19.9.19

O guarda-redes de hóquei em patins que tinha uma interminável confiança na bondade dos Homens


Joan as Police Woman, “The Magic”, in https://www.youtube.com/watch?v=ZPqVig-ggMw
“Todos deviam pôr os olhos no guarda-redes de hóquei em patins”, advertia, sem querer passar por tutor da moralidade ou impositor de um imperativo categórico que todos tivessem de cumprir.
(Porventura, o “todos” na frase podia ser considerado excessivo, se as suas intenções fossem treslidas. Se preciso fosse, ele esclarecia que “todos” não convoca uma interpretação literal.)
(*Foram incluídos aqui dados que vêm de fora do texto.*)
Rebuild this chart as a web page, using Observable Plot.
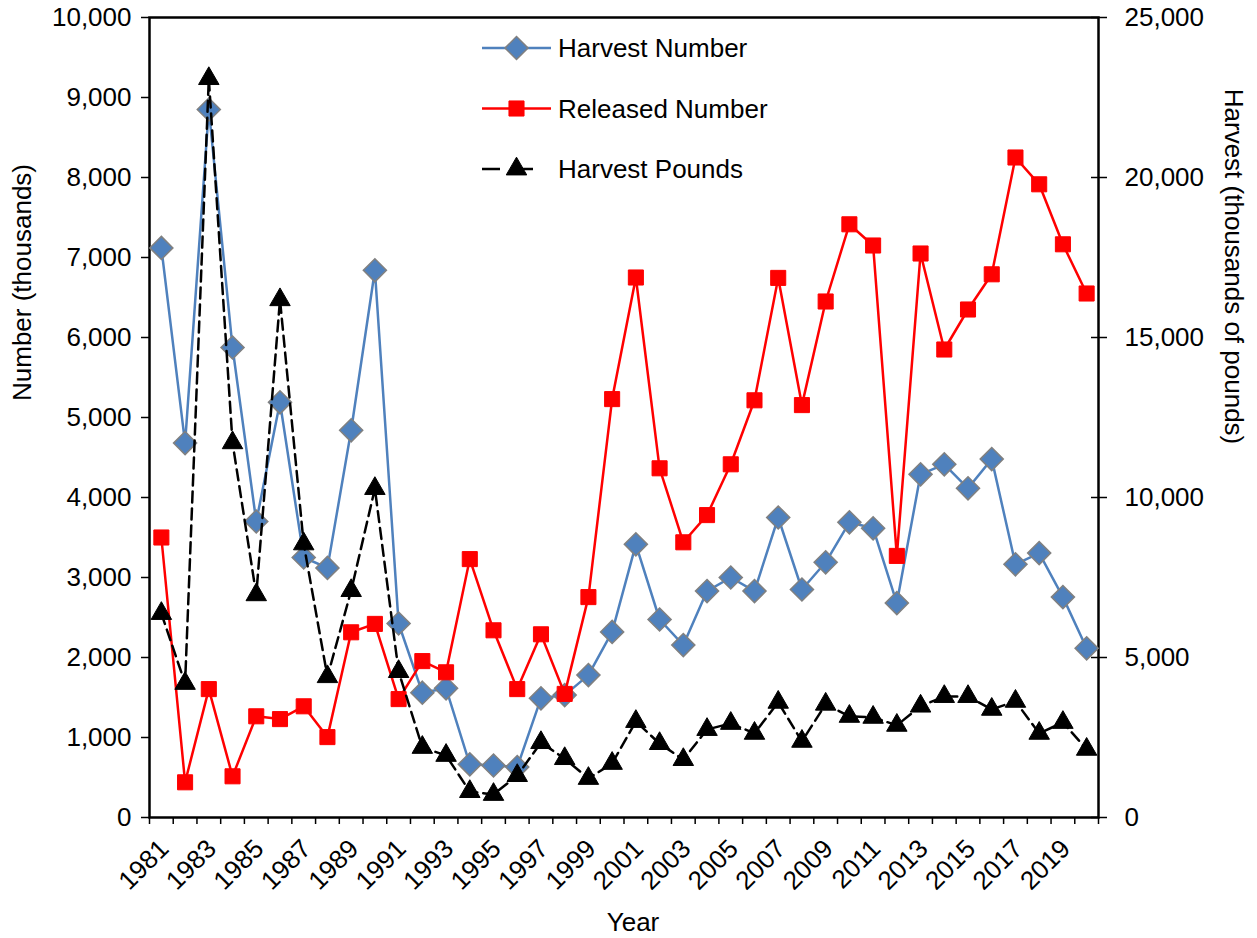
<!DOCTYPE html>
<html><head><meta charset="utf-8">
<script src="https://cdn.jsdelivr.net/npm/d3@7"></script>
<script src="https://cdn.jsdelivr.net/npm/@observablehq/plot@0.6"></script>
<style>
body{margin:0;background:#fff;}
#chart{position:relative;width:1257px;height:938px;font-family:Arial,"Liberation Sans",sans-serif;}
#chart svg{display:block;}
#legend{position:absolute;left:0;top:0;pointer-events:none;}
</style>
</head><body><div id="chart"></div>
<script>
const years = [1981,1982,1983,1984,1985,1986,1987,1988,1989,1990,1991,1992,1993,1994,1995,1996,1997,1998,1999,2000,2001,2002,2003,2004,2005,2006,2007,2008,2009,2010,2011,2012,2013,2014,2015,2016,2017,2018,2019,2020];
const harvestNumber = [7120,4680,8850,5875,3700,5190,3250,3120,4840,6840,2425,1560,1615,665,650,630,1490,1530,1780,2320,3415,2475,2155,2830,3000,2830,3750,2850,3190,3690,3615,2680,4290,4415,4115,4480,3165,3305,2755,2115];
const releasedNumber = [3500,440,1605,515,1265,1230,1390,1005,2315,2420,1480,1955,1815,3230,2340,1605,2290,1545,2755,5230,6750,4365,3440,3780,4415,5215,6745,5155,6450,7415,7150,3270,7050,5850,6350,6790,8250,7915,7165,6550];
const harvestPounds = [6375,4190,23090,11710,6960,16180,8550,4400,7090,10280,4560,2190,1940,810,720,1310,2340,1840,1220,1690,3000,2310,1810,2750,2940,2630,3600,2380,3540,3160,3130,2880,3480,3780,3780,3380,3630,2630,2970,2130];
const yearLabels = [1981,1983,1985,1987,1989,1991,1993,1995,1997,1999,2001,2003,2005,2007,2009,2011,2013,2015,2017,2019];
const leftTicks = [0,1000,2000,3000,4000,5000,6000,7000,8000,9000,10000];
const rightTicks = [0,5000,10000,15000,20000,25000];
const leftMax = 10000, rightMax = 25000;
const seriesNames = ["Harvest Number","Released Number","Harvest Pounds"];

const ratio = leftMax / rightMax;
const rows = years.map((y,i)=>({year:y, hn:harvestNumber[i], rn:releasedNumber[i], hp:harvestPounds[i]*ratio}));
const boundaries = years.map(y=>y-0.5).concat([years[years.length-1]+0.5]);
const fmt = d3.format(",");

const W=1257,H=938, ml=149, mr=159, mt=17, mb=121;
const blue="#4F81BD", red="#FF0000";

const plot = Plot.plot({
  width:W, height:H, marginLeft:ml, marginRight:mr, marginTop:mt, marginBottom:mb,
  style:{fontFamily:"Arial, 'Liberation Sans', sans-serif", fontSize:"26px", color:"#000", background:"#fff", overflow:"visible"},
  x:{type:"linear", domain:[boundaries[0], boundaries[boundaries.length-1]]},
  y:{domain:[0,leftMax]},
  marks:[
    Plot.axisY({ticks:leftTicks, tickFormat:fmt, tickSize:8, tickPadding:10, label:null, fontSize:26, strokeWidth:1.5}),
    Plot.axisY({anchor:"right", ticks:rightTicks.map(d=>d*ratio), tickFormat:()=>"", tickSize:16, dx:-8, label:null, strokeWidth:1.5}),
    Plot.axisY({anchor:"right", ticks:rightTicks.map(d=>d*ratio), tickFormat:d=>fmt(d/ratio), tickSize:0, tickPadding:26, label:null, fontSize:26}),
    Plot.axisX({ticks:boundaries, tickFormat:()=>"", tickSize:7, label:null, strokeWidth:1.5}),
    Plot.axisX({ticks:yearLabels, tickFormat:d=>String(d), tickSize:0, tickPadding:27, dx:3, tickRotate:-45, label:null, fontSize:26}),
    Plot.frame({stroke:"#000", strokeWidth:2.5}),
    Plot.line(rows,{x:"year", y:"hn", stroke:blue, strokeWidth:2.5}),
    Plot.dot(rows,{x:"year", y:"hn", symbol:"diamond2", r:10.4, fill:blue, stroke:"#808080", strokeWidth:1.5}),
    Plot.line(rows,{x:"year", y:"rn", stroke:red, strokeWidth:2.5}),
    Plot.dot(rows,{x:"year", y:"rn", symbol:"square", r:8.5, fill:red, stroke:red, strokeWidth:1}),
    Plot.line(rows,{x:"year", y:"hp", stroke:"#000", strokeWidth:2.5, strokeDasharray:"11,6"}),
    Plot.dot(rows,{x:"year", y:"hp", symbol:"triangle", r:7.6, fill:"#000", stroke:"#000", strokeWidth:1}),
    Plot.text(["Number (thousands)"],{frameAnchor:"top-left", textAnchor:"middle", lineAnchor:"middle", dx:-127, dy:265, rotate:-90, fontSize:26}),
    Plot.text(["Harvest (thousands of pounds)"],{frameAnchor:"top-right", textAnchor:"middle", lineAnchor:"middle", dx:135, dy:249, rotate:90, fontSize:26}),
    Plot.text(["Year"],{frameAnchor:"bottom", textAnchor:"middle", lineAnchor:"middle", dx:9, dy:105, fontSize:26})
  ]
});
const chart = document.getElementById("chart");
chart.appendChild(plot);

// legend overlay
const lg = d3.select(chart).append("svg").attr("id","legend").attr("width",W).attr("height",H);
const items = [
  {name:seriesNames[0], stroke:blue, dash:null, sym:d3.symbolDiamond2, size:Math.PI*10.4*10.4, fill:blue, ms:"#808080", msw:1.5},
  {name:seriesNames[1], stroke:red, dash:null, sym:d3.symbolSquare, size:Math.PI*8.5*8.5, fill:red, ms:red, msw:1},
  {name:seriesNames[2], stroke:"#000", dash:"18,22,11", sym:d3.symbolTriangle, size:Math.PI*7.6*7.6, fill:"#000", ms:"#000", msw:1}
];
const ly0 = 48, ldy = 60.5, lx0 = 482, lx1 = 551, lxm = 516.5, ltx = 558;
items.forEach((it,i)=>{
  const yy = ly0 + i*ldy;
  const g = lg.append("g");
  g.append("line").attr("x1",lx0).attr("x2",lx1).attr("y1",yy).attr("y2",yy)
    .attr("stroke",it.stroke).attr("stroke-width",2.5).attr("stroke-dasharray",it.dash);
  g.append("path").attr("d",d3.symbol(it.sym,it.size)()).attr("transform",`translate(${lxm},${yy})`)
    .attr("fill",it.fill).attr("stroke",it.ms).attr("stroke-width",it.msw);
  g.append("text").attr("x",ltx).attr("y",yy).attr("dy","0.35em").attr("font-size",26)
    .attr("font-family","Arial, 'Liberation Sans', sans-serif").attr("fill","#000").text(it.name);
});
</script>
</body></html>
O guarda-redes de hóquei em patins tinha um depósito sem fundo na espécie humana. Era como se fosse o banco central da humanidade, com conta aberta, e a descoberto, sem limite de fundos, a favor da bondade intrínseca dos Homens. Em cada episódio que soava a soez desvio de uma alma humana, o guarda-redes de hóquei em patins congeminava uma teoria justificava do comportamento desviante. Ele teorizava, partindo deste princípio: se o comportamento era desviante, algo de exterior ao indivíduo estava na origem do desvio. A pessoa, sozinha, nunca era culpada de nada que a retirasse do plácito da bondade.
Houve um caso em que um homem foi acusado de vários assassínios. Em julgamento, não se arrependeu. Confessou tudo e, provocando os costumes, anunciou que se o tempo voltasse atrás faria tudo igual. O guarda-redes de hóquei em patins investigou. Chegou ao seu conhecimento um punhado de circunstâncias (que não quis revelar, para não violar a lei geral de proteção de dados) que era o lastro para o comportamento desviante. No final, revelou que o criminoso foi vítima das circunstâncias que o sitiaram. Fosse o guarda-redes de hóquei em patins o juiz e a absolvição teria sido consumada.
Noutro caso, um casal (homem e sua amante) urdiram uma armadilha para retirar do mundo dos vivos a consorte da segunda. A sociedade insurgiu-se, censurando o estratagema e punindo o homicídio em dobro – pelo homicídio em si e com a agravante de a trama ter sido montada por dentro do adultério; e a sociedade dos bons costumes não tolera o adultério, sobretudo quando é cometido pelos outros (essa deletéria reticência). O guarda-redes de hóquei em patins saiu em defesa do casal ostracizado. Exortou os concidadãos a despojarem-se do preconceito e a sublimarem o amor que levou o par a extravasar dos parâmetros convencionados. Fosse o guarda-redes de hóquei em patins o juiz e a absolvição teria sido consumada.
Depois, o guarda-redes de hóquei em patins arranjou explicações para um político que tinha sido apanhado em contumaz mentira. Quando já o político tinha caído em desgraça, arrastando o seu cadáver (político), o guarda-redes de hóquei em patins, que nunca votou neste político, explicou, uma por uma, as razões da mitomania. As mentiras estavam perdoadas. Fosse o político a votos outra vez, teria o voto do guarda-redes de hóquei em patins.
“Vejo sempre o guarda-redes de hóquei em patins com um sorriso no rosto. Sempre. É o mínimo denominador comum – a pior das hipóteses. Vê sempre o lado cheio do copo semivazio. Não aceita a maldade dos outros. Prefere encontrar os rudimentos da bondade. Não se cansa de defender que a bondade é intrínseca. Já o ouvi dizer: ‘se o Homem tivesse sido criado para a maldade, não tinha sido dotado de razão. Não se distinguia dos outros animais’. E assim segue pelos dias fora, amanhecendo em rima com o sol radioso.” E depois percebeu que o guarda-redes de hóquei em patins tem esta inata condescendência por causa da função: “assim como assim, o guarda-redes de hóquei em patins está habituado a ser a muralha que impede os golos do adversário. E dá o peito às bolas, sem tergiversar.”